─── Data provided

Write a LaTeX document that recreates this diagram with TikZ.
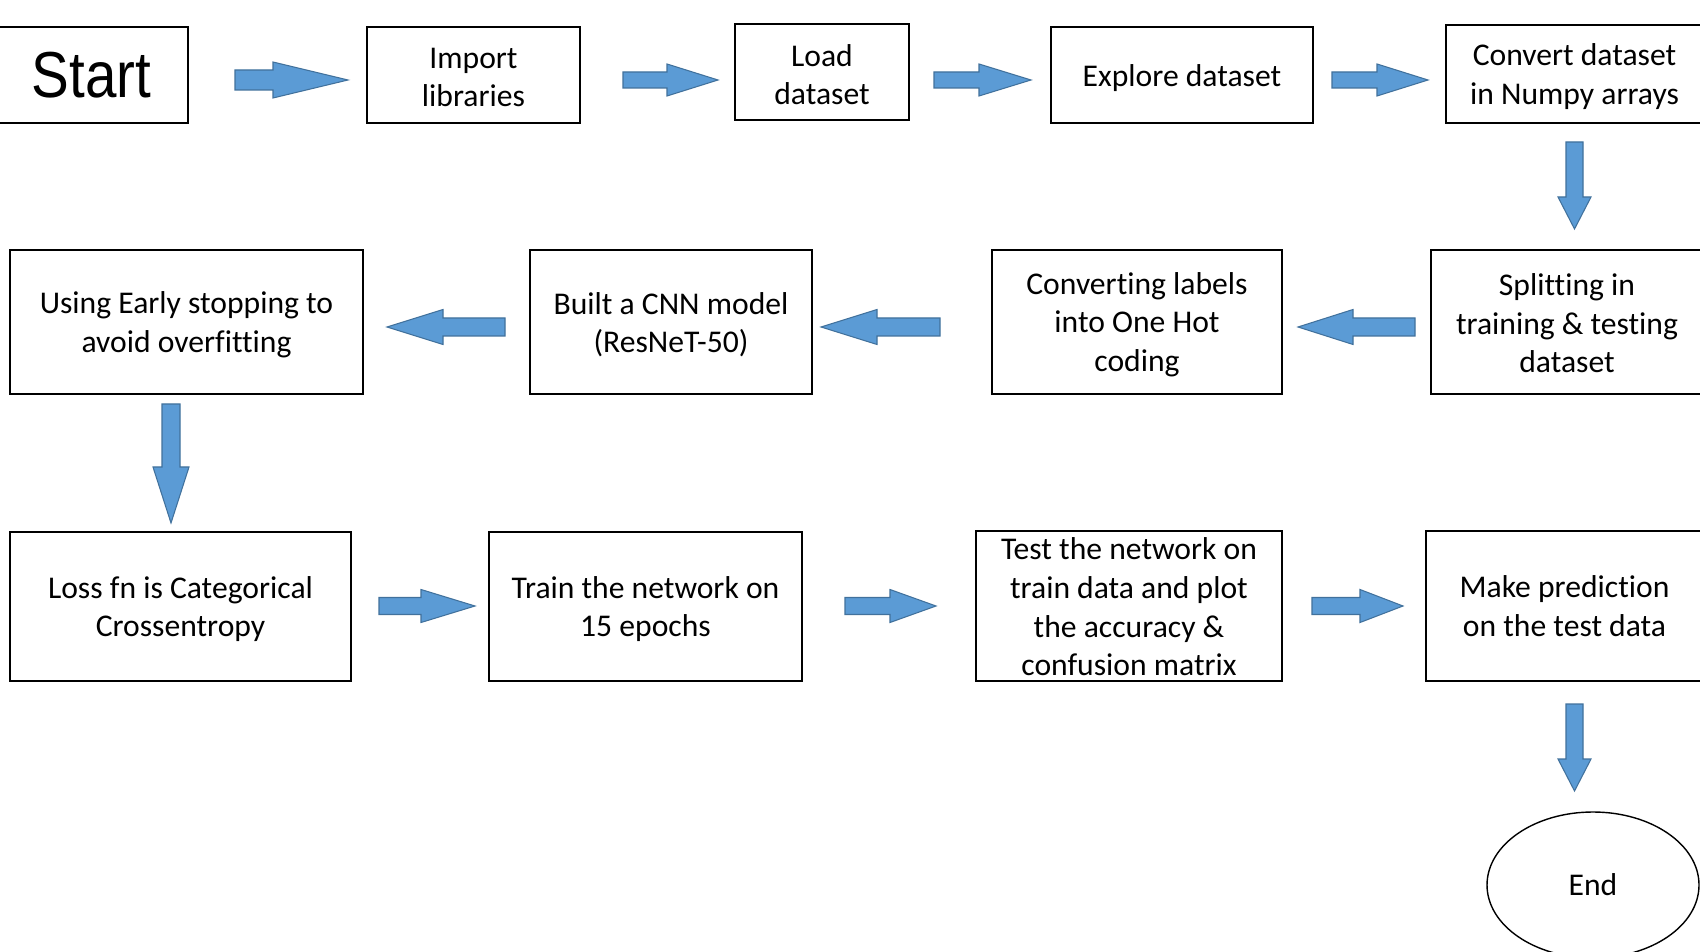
\documentclass[tikz,border=0pt]{standalone}
\usepackage{fontspec}
\setmainfont{Carlito}[Ligatures=NoCommon]
\newfontfamily\startfont{Liberation Sans}
\usetikzlibrary{shapes.geometric}
\definecolor{arrfill}{HTML}{5B9BD5}
\definecolor{arrline}{HTML}{41719C}
\def\pxu{0.02cm}
% horizontal block arrow: tail x, head-base x, tip x, centre y, shaft half, head half
\newcommand\HArr[6]{\draw[blockarrow] (#1,#4-#5) -- (#2,#4-#5) -- (#2,#4-#6) -- (#3,#4) -- (#2,#4+#6) -- (#2,#4+#5) -- (#1,#4+#5) -- cycle;}
% vertical block arrow: tail y, head-base y, tip y, centre x, shaft half, head half
\newcommand\VArr[6]{\draw[blockarrow] (#4-#5,#1) -- (#4-#5,#2) -- (#4-#6,#2) -- (#4,#3) -- (#4+#6,#2) -- (#4+#5,#2) -- (#4+#5,#1) -- cycle;}
\tikzset{
  box/.style={draw=black, line width=1.1pt, inner sep=0pt},
  boxtext/.style={align=center, inner sep=0pt, font=\fontsize{18}{22}\selectfont, yshift=-2.6*\pxu},
  endshape/.style={draw=black, line width=0.8pt, ellipse, inner sep=0pt,
    font=\fontsize{18}{22}\selectfont},
  blockarrow/.style={fill=arrfill, draw=arrline, line width=0.6pt, line join=miter}
}
\begin{document}
\begin{tikzpicture}[x=0.02cm, y=-0.02cm]
\useasboundingbox (0,0) rectangle (1700,952);
\clip (0,0) rectangle (1700,952);
\fill[white] (0,0) rectangle (1700,952);
% row 1
\node[box, minimum width=193*\pxu, minimum height=96*\pxu] (start) at (91.5,75)
  {\startfont\fontsize{37}{40}\selectfont\scalebox{0.87}[1]{Start}};
\node[box, minimum width=213*\pxu, minimum height=96*\pxu,
  label={[boxtext]center:Import\\libraries}] (import) at (473.5,75) {};
\node[box, minimum width=174*\pxu, minimum height=96*\pxu,
  label={[boxtext]center:Load\\dataset}] (load) at (822,72) {};
\node[box, minimum width=262*\pxu, minimum height=96*\pxu,
  label={[boxtext]center:Explore dataset}] (explore) at (1182,75) {};
\node[box, minimum width=257*\pxu, minimum height=98*\pxu,
  label={[boxtext]center:Convert dataset\\in Numpy arrays}] (convert) at (1574.5,74) {};
% row 2
\node[box, minimum width=272*\pxu, minimum height=144*\pxu,
  label={[boxtext, yshift=1.2*\pxu]center:Splitting in\\training \& testing\\dataset}] (split) at (1567,322) {};
\node[box, minimum width=290*\pxu, minimum height=144*\pxu,
  label={[boxtext]center:Converting labels\\into One Hot\\coding}] (onehot) at (1137,322) {};
\node[box, minimum width=282*\pxu, minimum height=144*\pxu,
  label={[boxtext]center:Built a CNN model\\(ResNeT-50)}] (cnn) at (671,322) {};
\node[box, minimum width=353*\pxu, minimum height=144*\pxu,
  label={[boxtext]center:Using Early stopping to\\avoid overfitting}] (early) at (186.5,322) {};
% row 3
\node[box, minimum width=341*\pxu, minimum height=149*\pxu,
  label={[boxtext]center:Loss fn is Categorical\\Crossentropy}] (loss) at (180.5,606.5) {};
\node[box, minimum width=313*\pxu, minimum height=149*\pxu,
  label={[boxtext]center:Train the network on\\15 epochs}] (train) at (645.5,606.5) {};
\node[box, minimum width=306*\pxu, minimum height=150*\pxu,
  label={[boxtext, yshift=1.5*\pxu]center:Test the network on\\train data and plot\\the accuracy \&\\confusion matrix}] (test) at (1129,606) {};
\node[box, minimum width=277*\pxu, minimum height=150*\pxu,
  label={[boxtext, yshift=2.6*\pxu]center:Make prediction\\on the test data}] (pred) at (1564.5,606) {};
\node[endshape, minimum width=212*\pxu, minimum height=146*\pxu] (end) at (1593,885) {End};
% row 1 arrows
\HArr{235}{273}{348}{80}{10}{18}
\HArr{623}{667}{718}{80}{8}{16}
\HArr{934}{979}{1031}{80}{8}{16}
\HArr{1332}{1377}{1428}{80}{8}{16}
\VArr{142}{197}{229}{1574.5}{8.5}{16.5}
% row 2 arrows
\HArr{1415}{1353}{1298}{327}{9}{17.5}
\HArr{940}{877}{821}{327}{9}{17.5}
\HArr{505}{443}{387}{327}{9}{17.5}
\VArr{404}{467}{523}{171}{9}{18}
% row 3 arrows
\HArr{379}{421}{475}{606}{8.5}{16.5}
\HArr{845}{890}{936}{606}{8.5}{16.5}
\HArr{1312}{1360}{1403}{606}{8.5}{16.5}
\VArr{704}{759}{791}{1574.5}{8.5}{16.5}
\end{tikzpicture}
\end{document}
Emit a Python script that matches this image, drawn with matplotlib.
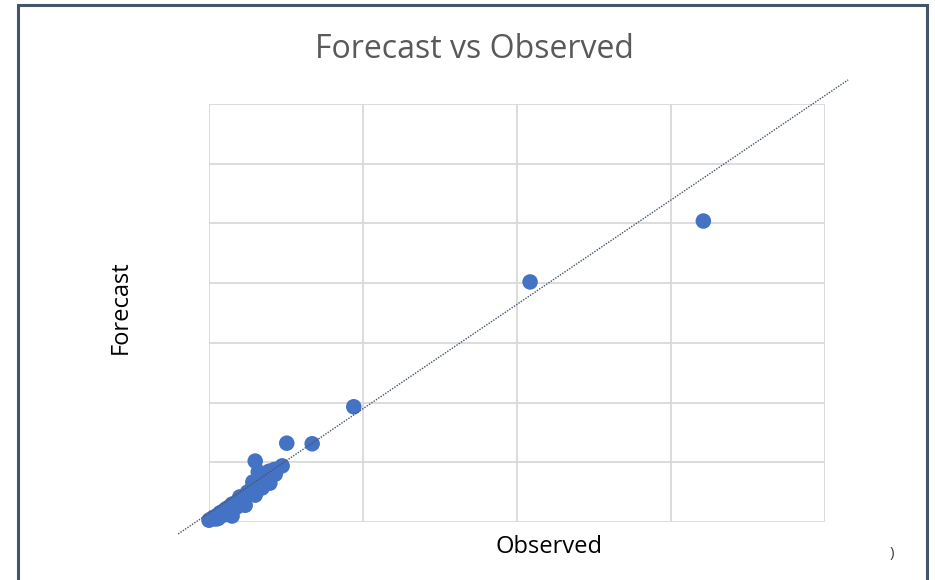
import matplotlib
matplotlib.use("Agg")
import matplotlib.pyplot as plt
from matplotlib.patches import Rectangle
import numpy as np

# ---- data ----
observed = [0.00, 0.03, 0.06, 0.10, 0.14, 0.18, 0.22, 0.26, 0.30, 0.36, 0.40, 0.45,
            0.50, 0.55, 0.60, 0.65, 0.72, 0.78, 0.85, 0.95, 0.79, 0.60, 1.01, 1.34,
            1.88, 4.17, 6.42, 0.36, 0.25, 0.64, 0.57, 0.86, 0.12, 0.20, 0.46, 0.70,
            0.17, 0.47, 0.60, 0.69, 0.40, 0.30, 0.09]
forecast = [0.03, 0.05, 0.08, 0.10, 0.15, 0.17, 0.22, 0.25, 0.30, 0.33, 0.38, 0.42,
            0.50, 0.55, 0.62, 0.68, 0.75, 0.85, 0.88, 0.94, 0.65, 1.02, 1.32, 1.31,
            1.93, 4.02, 5.04, 0.25, 0.15, 0.84, 0.67, 0.80, 0.06, 0.12, 0.36, 0.64,
            0.17, 0.28, 0.45, 0.57, 0.42, 0.10, 0.05]
trend_slope = 0.874
trend_intercept = 0.149
trend_x_range = [-0.40, 8.30]
x_ticks = [0, 2, 4, 6, 8]
y_ticks = [0, 1, 2, 3, 4, 5, 6, 7]

title = "Forecast vs Observed"
x_label = "Observed"
y_label = "Forecast"

W, H = 935, 580
fig = plt.figure(figsize=(W / 100, H / 100), dpi=100)
fig.patch.set_facecolor("white")

ax = fig.add_axes([209 / W, 1 - 522 / H, (825 - 209) / W, (522 - 104) / H])
ax.set_xlim(x_ticks[0], x_ticks[-1])
ax.set_ylim(y_ticks[0], y_ticks[-1])
ax.set_xticks(x_ticks)
ax.set_yticks(y_ticks)
ax.tick_params(length=0, labelbottom=False, labelleft=False)
for s in ax.spines.values():
    s.set_visible(False)
ax.grid(True, color="#D9D9D9", linewidth=1.3)
ax.set_axisbelow(True)

ax.scatter(observed, forecast, s=125, color="#4472C4", edgecolors="none", zorder=3,
           clip_on=False)

tx = np.array(trend_x_range)
ax.plot(tx, trend_slope * tx + trend_intercept, linestyle=(0, (1, 1)), color="#44546A",
        linewidth=1.0, clip_on=False, zorder=4)

font = "Open Sans"
fig.text(474 / W, 1 - 50 / H, title, ha="center", va="center", fontsize=23,
         color="#595959", family=font)
fig.text(549 / W, 1 - 547 / H, x_label, ha="center", va="center", fontsize=17,
         color="black", family=font)
fig.text(121 / W, 1 - 307 / H, y_label, ha="center", va="center", fontsize=17,
         color="black", family=font, rotation=90)
fig.text(892 / W, 1 - 553 / H, ")", ha="center", va="center", fontsize=11,
         color="#404040", family=font)

# chart border
fig.patches.append(Rectangle((18 / W, -0.05), (927 - 18) / W, 1.05 - 5.5 / H,
                             transform=fig.transFigure, fill=False,
                             edgecolor="#44546A", linewidth=2.2))

fig.savefig("out.png", dpi=100)
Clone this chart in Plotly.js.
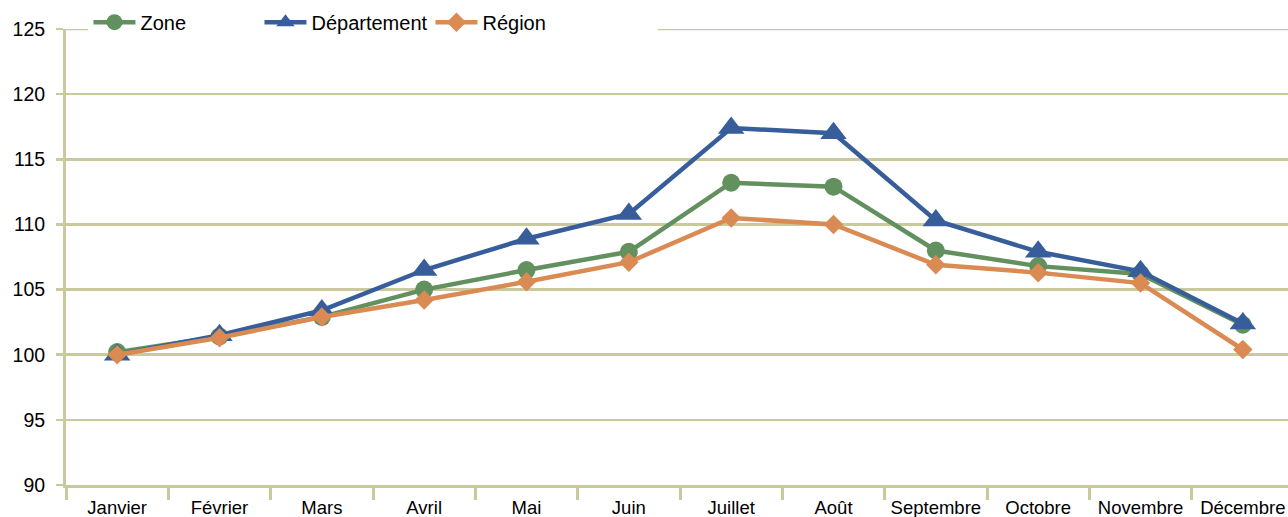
<!DOCTYPE html>
<html>
<head>
<meta charset="utf-8">
<script src="https://cdn.plot.ly/plotly-3.0.1.min.js"></script>
<style>
html,body{margin:0;padding:0;overflow:hidden;background:#fff;}
#chart{width:1294px;height:517px;}
</style>
</head>
<body>
<div id="chart"></div>
<script>
const months = ["Janvier","Février","Mars","Avril","Mai","Juin","Juillet","Août","Septembre","Octobre","Novembre","Décembre"];
const zone = [100.2,101.4,102.9,105.0,106.5,107.9,113.2,112.9,108.0,106.8,106.2,102.3];
const departement = [100.0,101.5,103.4,106.5,108.9,110.8,117.4,117.0,110.3,107.9,106.4,102.4];
const region = [100.0,101.3,102.9,104.2,105.6,107.1,110.5,110.0,106.9,106.3,105.5,100.4];
const yTicks = [90,95,100,105,110,115,120,125];

const font = "Liberation Sans, Arial, sans-serif";
const grid = "#C9C99B";
const yTop = yTicks[yTicks.length - 1];

const traces = [
  {name:"Zone", x:months, y:zone, type:"scatter", mode:"lines+markers",
   line:{color:"#62905F", width:4.5}, marker:{symbol:"circle", size:18, color:"#62905F"}},
  {name:"Département", x:months, y:departement, type:"scatter", mode:"lines+markers",
   line:{color:"#375E9A", width:4.5}, marker:{symbol:"triangle-up", size:23, color:"#375E9A"}},
  {name:"Région", x:months, y:region, type:"scatter", mode:"lines+markers",
   line:{color:"#D98B53", width:4.5}, marker:{symbol:"diamond", size:15, color:"#D98B53"}}
];

const layout = {
  width:1294, height:517,
  margin:{l:66, r:0, t:29, b:32},
  paper_bgcolor:"#fff", plot_bgcolor:"#fff",
  font:{family:font, size:18, color:"#000"},
  showlegend:true,
  legend:{orientation:"h", x:0.0183, xanchor:"left", y:1.015, yanchor:"middle",
          bgcolor:"#fff", font:{family:font, size:20, color:"#000"},
          itemwidth:42, entrywidth:114, entrywidthmode:"pixels", itemclick:false, tracegroupgap:0},
  shapes:[
    {type:"line", xref:"paper", yref:"y", x0:0, x1:1, y0:yTop, y1:yTop,
     line:{color:grid, width:2.5}, layer:"below"},
    {type:"rect", xref:"paper", yref:"paper", x0:0.03, x1:0.482, y0:0.99, y1:1.01,
     fillcolor:"#fff", line:{width:0}, layer:"above"}],
  xaxis:{type:"category", range:[-0.5,11.5], showgrid:false,
         showline:true, linecolor:grid, linewidth:3,
         ticks:"outside", tickson:"boundaries", ticklen:12, tickwidth:3, tickcolor:grid,
         ticklabelstandoff:4,
         tickfont:{family:font, size:18.5, color:"#000"}, fixedrange:true, zeroline:false},
  yaxis:{range:[90,125], tickvals:yTicks, showgrid:true, gridcolor:grid, gridwidth:2.5,
         showline:true, linecolor:grid, linewidth:3, zeroline:false,
         ticks:"outside", ticklen:7, tickwidth:2.5, tickcolor:grid,
         ticklabelstandoff:7,
         tickfont:{family:font, size:19.5, color:"#000"}, fixedrange:true}
};

Plotly.newPlot("chart", traces, layout, {displayModeBar:false, staticPlot:true});
</script>
</body>
</html>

──────

The first line to give again is the one with "Emit a Python", and the last is the one with "import numpy as np". Repeat them and everything between exactly, minus the pictures.

Emit a Python script that matches this image, drawn with matplotlib.
import matplotlib
matplotlib.use("Agg")
import matplotlib.pyplot as plt
from matplotlib.patches import Rectangle
import numpy as np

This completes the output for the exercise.